Saudariku Muslimah, Tetaplah di Atas Fitrah
Edisi: 07 || 1441H
Tema: Keluarga
بسم الله الرّحمان الرّحيم
Islam menempatkan wanita pada posisi penting, baik dalam keluarga maupun masyarakatnya. Bagaimana tidak? Seorang wanita adalah pendidik generasi muslim. Baik dan buruknya seorang anak erat kaitannya dengan keshalihan seorang ibu. Seorang wanita juga pendamping suami dalam menjalankan tugasnya. Di rumah, ia yang menyiapkan bekal, mengiringi keberangkatan hingga menyambut kedatangan suami.
Pembaca rahimakumullah, masih lekat di ingatan kita peristiwa saat Rasulullah shalallahu’alaihi wasallam berada dalam sebuah goa. Sebelum diangkat menjadi nabi ataupun rasul, beliau menyendiri untuk beribadah kepada Allah ta’ala dan mengasingkan diri dari kerusakan kaumnya. Lalu sesekali Rasulullah shalallahu’alaihi wasallam kembali ke rumah.
Di rumah, istri beliau tercinta, Khadijah, telah menyiapkan bekal untuk sang suami. Dengan bekal yang disiapkan tadi, beliau kembali ke goa untuk melanjutkan tahannuts (ibadahnya). Demikian seterusnya hingga datanglah malaikat Jibril membawa wahyu dari Allah ta’ala.

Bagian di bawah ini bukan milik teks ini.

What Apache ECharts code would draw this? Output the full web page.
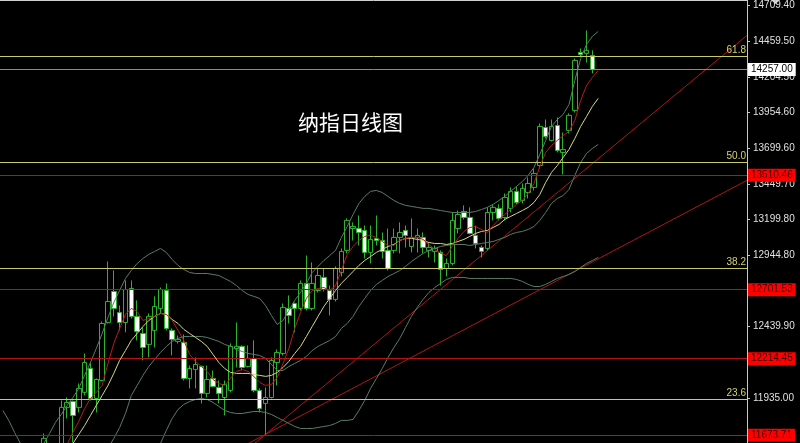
<!DOCTYPE html>
<html><head><meta charset="utf-8">
<script src="https://cdn.jsdelivr.net/npm/echarts@6/dist/echarts.min.js"></script>
<style>html,body{margin:0;padding:0;background:#000;}#c{width:800px;height:443px;}</style>
</head><body><div id="c"></div><script>
// ---- data ----
const titleText = '纳指日线图';
const slotCount = 128;
const yMin = 11618.4, yMax = 14748.2;
const yTicks = [14709.40, 14459.50, 14204.50, 13954.60, 13699.60, 13449.70, 13199.80, 12944.80, 12689.90, 12439.90, 12190.00, 11935.00];

const candleStart = 7; // [open, close, low, high]
const ohlc = [
[11530,11651,11495,11686],[11600,11540,11500,11610],[11540,11580,11480,11600],
[11495,11870,11425,11919],[11870,11905,11792,11940],[11912,11813,11622,11919],[11870,12004,11834,12039],
[11976,12187,11954,12251],[12145,11933,11919,12187],[11933,12067,11834,12074],[12060,12463,12053,12477],
[12470,12618,12463,12901],[12689,12569,12513,12837],[12541,12470,12414,12590],[12470,12703,12400,12767],
[12710,12513,12498,12767],[12513,12407,12343,12626],[12392,12293,12202,12435],[12315,12513,12223,12534],
[12414,12583,12293,12654],[12569,12703,12534,12717],[12696,12428,12414,12746],[12414,12350,12237,12428],
[12336,12350,12322,12378],[12329,12074,12060,12385],[12074,12145,12004,12166],[12138,12173,12004,12223],
[12159,11969,11898,12166],[11969,12067,11940,12166],[12074,12018,12011,12131],[12011,11969,11898,12060],
[11940,12032,11813,12060],[11990,12301,11976,12322],[12286,12301,12152,12470],[12301,12152,12131,12308],
[12159,12216,12152,12308],[12216,11990,11976,12343],[11990,11862,11834,12004],[11898,11940,11679,12011],
[11940,12202,11933,12223],[12187,12258,12025,12279],[12251,12576,12237,12604],[12569,12520,12463,12661],
[12604,12569,12400,12611],[12569,12746,12555,12767],[12746,12569,12555,12943],[12569,12746,12555,12894],
[12696,12802,12682,12852],[12788,12703,12689,12852],[12696,12633,12520,12731],[12633,12852,12618,12866],
[12823,12972,12795,12993],[12979,13191,12958,13205],[13134,13148,13049,13177],[13134,13106,13014,13226],
[13120,12965,12922,13155],[12965,13057,12887,13155],[13064,13049,13014,13226],[13049,12972,12922,13106],
[12979,12852,12837,13134],[12979,13071,12958,13134],[13071,13106,12958,13177],[13120,13085,13000,13155],
[13007,13071,12965,13205],[13071,13085,12965,13134],[13071,13000,12958,13106],[12979,13000,12929,13035],
[12972,12993,12894,13014],[12965,12844,12731,12979],[12852,12887,12795,12922],[12887,13191,12873,13247],
[13134,13233,13099,13261],[13254,13212,13198,13297],[13212,13099,13092,13283],[13085,13028,12993,13155],
[13000,12972,12929,13014],[12993,13247,12979,13283],[13247,13283,13191,13304],[13276,13205,13191,13304],
[13212,13353,13191,13381],[13276,13396,13247,13424],[13396,13318,13304,13431],[13332,13417,13311,13452],
[13388,13452,13346,13494],[13424,13523,13403,13558],[13579,13855,13558,13876],[13848,13784,13770,13904],
[13756,13855,13749,13904],[13862,13685,13671,13918],[13671,13692,13516,13812],[13827,13933,13805,13947],
[13968,14321,13954,14335],[14378,14364,14349,14406],[14371,14392,14307,14533],[14356,14257,14229,14392],
[14257,14257,14257,14257]
];

const maRedStart = 10;
const maRed = [11530,11608,11693,11771,11862,11933,11976,12025,12180,12322,
12428,12527,12569,12548,12484,12498,12513,12534,12527,12484,
12414,12343,12244,12195,12159,12124,12067,12039,12025,12074,
12124,12138,12124,12089,12046,12025,12032,12081,12180,12286,
12428,12541,12640,12696,12710,12717,12696,12731,12837,12951,
13007,13049,13078,13085,13071,13042,13014,13014,13049,13064,
13071,13071,13057,13021,12986,12958,12943,13007,13064,13113,
13141,13148,13127,13106,13155,13198,13233,13268,13304,13332,
13381,13452,13572,13671,13721,13756,13791,13820,13897,14039,
14144,14201,14250];

const maYellowStart = 11;
const maYellow = [11566,11615,11679,11742,11813,11884,11954,12025,12110,12202,
12272,12343,12392,12442,12484,12513,12534,12527,12491,12463,
12421,12392,12364,12336,12301,12244,12187,12145,12117,12110,
12110,12110,12103,12096,12089,12096,12117,12152,12195,12251,
12301,12371,12442,12513,12583,12640,12696,12746,12788,12830,
12873,12908,12936,12965,12986,13007,13021,13049,13064,13064,
13057,13049,13035,13028,13028,13021,13028,13042,13057,13078,
13099,13113,13120,13141,13162,13198,13219,13240,13261,13283,
13318,13374,13459,13530,13579,13636,13692,13770,13855,13925,
13996,14053];

const bbUpperStart = 0;
const bbUpper = [11848,11778,11693,11615,11530,11495,11530,11615,11686,11764,
11820,11884,11940,12004,12096,12187,12286,12392,12505,12611,
12696,12781,12837,12887,12922,12951,12972,12993,12965,12915,
12873,12844,12823,12816,12816,12816,12809,12802,12781,12760,
12731,12696,12668,12654,12640,12590,12520,12456,12484,12555,
12626,12682,12746,12823,12866,12908,12943,12979,13071,13148,
13233,13311,13360,13396,13403,13388,13360,13332,13311,13297,
13290,13283,13276,13276,13268,13261,13254,13247,13247,13247,
13247,13254,13268,13283,13304,13332,13360,13396,13431,13466,
13509,13565,13657,13756,13855,13904,13940,14010,14180,14335,
14434,14491,14526];

const bbMidStart = 17;
const bbMid = [11495,11580,11651,11728,11827,11954,12025,12096,12159,12209,
12258,12301,12336,12357,12371,12371,12371,12371,12364,12350,
12336,12315,12301,12279,12265,12251,12244,12237,12216,12173,
12131,12131,12159,12180,12202,12230,12272,12301,12322,12343,
12371,12428,12463,12513,12583,12640,12696,12739,12767,12795,
12816,12837,12866,12901,12929,12958,12979,12993,13007,13014,
13021,13021,13021,13014,13021,13028,13035,13042,13057,13071,
13092,13106,13113,13127,13148,13191,13247,13311,13346,13367,
13410,13509,13600,13664,13699,13728];

const bbLowerStart = 18;
const bbLower = [11071,11142,11213,11283,11354,11425,11481,11530,11580,11615,
11707,11792,11855,11891,11912,11926,11933,11926,11905,11877,
11848,11834,11827,11827,11834,11841,11841,11834,11820,11799,
11778,11757,11735,11721,11721,11721,11728,11735,11742,11757,
11778,11778,11785,11848,11919,12004,12074,12145,12223,12293,
12357,12435,12513,12576,12633,12682,12717,12746,12774,12788,
12788,12788,12781,12781,12781,12781,12781,12781,12781,12781,
12774,12760,12739,12724,12724,12739,12760,12781,12795,12809,
12830,12859,12887,12908,12929];

const fibLevels = [14349, 13600, 12852, 11926];
const fibLabels = ['61.8', '50.0', '38.2', '23.6'];
const redLevels = [13510.46, 12701.53, 12214.45, 11673.71];
const currentPrice = 14257.00;
// trend lines: [slot index, value]
const trendA = [[43, 11611], [127.5, 14498]];
const trendB = [[42, 11614], [127.5, 13474]];

// ---- build ----
const cats = Array.from({length: slotCount}, (_, i) => String(i));
function pad(start, arr) { return new Array(start).fill('-').concat(arr); }
const green = '#2ab52a';
const bandColor = '#587d66';
const yellowLine = '#c9c96a';
const redLine = '#b01616';
const font = 'Liberation Sans';

const markData = [];
fibLevels.forEach((v, i) => markData.push({
  yAxis: v, lineStyle: {color: yellowLine, width: 1, type: 'solid'},
  label: {show: true, position: 'insideEndTop', formatter: fibLabels[i], color: '#d4d46e', fontSize: 10, fontFamily: font, distance: 1}
}));
redLevels.forEach(v => markData.push({
  yAxis: v, lineStyle: {color: redLine, width: 1, type: 'solid'},
  label: {show: true, position: 'end', formatter: v.toFixed(2), color: '#3a0000', backgroundColor: '#ff0000',
          fontSize: 10, fontFamily: font, padding: [2, 3, 1, 3], distance: 1}
}));
markData.push({
  yAxis: currentPrice, lineStyle: {color: '#8a8a8a', width: 1, type: 'solid'},
  label: {show: true, position: 'end', formatter: currentPrice.toFixed(2), color: '#000', backgroundColor: '#ffffff',
          fontSize: 10, fontFamily: font, padding: [2, 3, 1, 3], distance: 1}
});

function lineSeries(start, arr, color, z) {
  return {type: 'line', xAxisIndex: 0, data: pad(start, arr), symbol: 'none', silent: true,
          lineStyle: {color: color, width: 1}, z: z};
}

const chart = echarts.init(document.getElementById('c'));
chart.setOption({
  backgroundColor: '#000',
  animation: false,
  title: {text: titleText, left: 293, top: 107,
          textStyle: {color: '#ffffff', fontSize: 21, fontWeight: 'normal', fontFamily: 'Noto Sans CJK SC'}},
  grid: {left: 0, right: 53, top: 0, bottom: 0, containLabel: false},
  xAxis: [
    {type: 'category', data: cats, boundaryGap: true, show: false},
    {type: 'value', min: -0.5, max: slotCount - 0.5, position: 'top', show: true,
     axisLine: {show: true, onZero: false, lineStyle: {color: '#d0d0d0', width: 1}}, axisTick: {show: false},
     axisLabel: {show: false}, splitLine: {show: false}}
  ],
  yAxis: {
    type: 'value', position: 'right', min: yMin, max: yMax, scale: true,
    splitLine: {show: false},
    axisLine: {show: true, onZero: false, lineStyle: {color: '#c8c8c8'}},
    axisTick: {show: true, length: 3, customValues: yTicks, lineStyle: {color: '#c8c8c8'}},
    axisLabel: {show: true, customValues: yTicks, formatter: v => Number(v).toFixed(2),
                color: '#e0e0e0', fontSize: 10, fontFamily: font, margin: 6}
  },
  graphic: [{type: 'polygon', shape: {points: [[771, 0], [780, 0], [775.5, 4]]}, style: {fill: '#c8c8c8'}}],
  series: [
    {type: 'line', xAxisIndex: 0, data: [], silent: true, z: 1,
     markLine: {silent: true, symbol: ['none', 'none'], animation: false, data: markData}},
    {type: 'line', xAxisIndex: 1, data: trendA, symbol: 'none', silent: true, lineStyle: {color: redLine, width: 1}, z: 1},
    {type: 'line', xAxisIndex: 1, data: trendB, symbol: 'none', silent: true, lineStyle: {color: redLine, width: 1}, z: 1},
    {type: 'candlestick', xAxisIndex: 0, data: pad(candleStart, ohlc), barWidth: 5, silent: true, z: 3,
     itemStyle: {color: '#000000', color0: '#ffffff', borderColor: green, borderColor0: green, borderWidth: 1}},
    lineSeries(bbUpperStart, bbUpper, bandColor, 4),
    lineSeries(bbMidStart, bbMid, bandColor, 4),
    lineSeries(bbLowerStart, bbLower, bandColor, 4),
    lineSeries(maYellowStart, maYellow, '#d8d880', 5),
    lineSeries(maRedStart, maRed, '#b81c1c', 6)
  ]
});
</script></body></html>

“Bacalah!, kata malaikat Jibril. “Aku tidak bisa membaca!”, jawab Muhammad shalallahu’alaihi wasallam. Kemudian malaikat itu memegang badan Rasulullah shalallahu’alaihi wasallam hingga beliau kehabisan nafas. Akhirnya malaikat itu melepaskan Rasulullah shalallahu’alaihi wasallam sembari kembali berkata, “Bacalah!”
Jawaban yang sama disampaikan oleh beliau dan terulang kejadian tersebut untuk ketiga kalinya. Di saat itulah, malaikat Jibril membacakan firman Allah ta’ala (artinya),
“Bacalah dengan (menyebut) nama Rabb-mu yang menciptakan. Dia telah menciptakan manusia dari segumpal darah. Bacalah! Dan Rabb-mu lah yang paing pemurah.” (al-‘Alaq: 1-5)
Rasulullah shalallahu’alaihi wasallam pulang dengan merekam ayat-ayat tersebut dalam kondisi hati yang bergetar. Beliau segera menemui Khadijah bintu Khuwailid radhiallahuanha sembari berucap, “Selimuti aku! Selimuti aku!”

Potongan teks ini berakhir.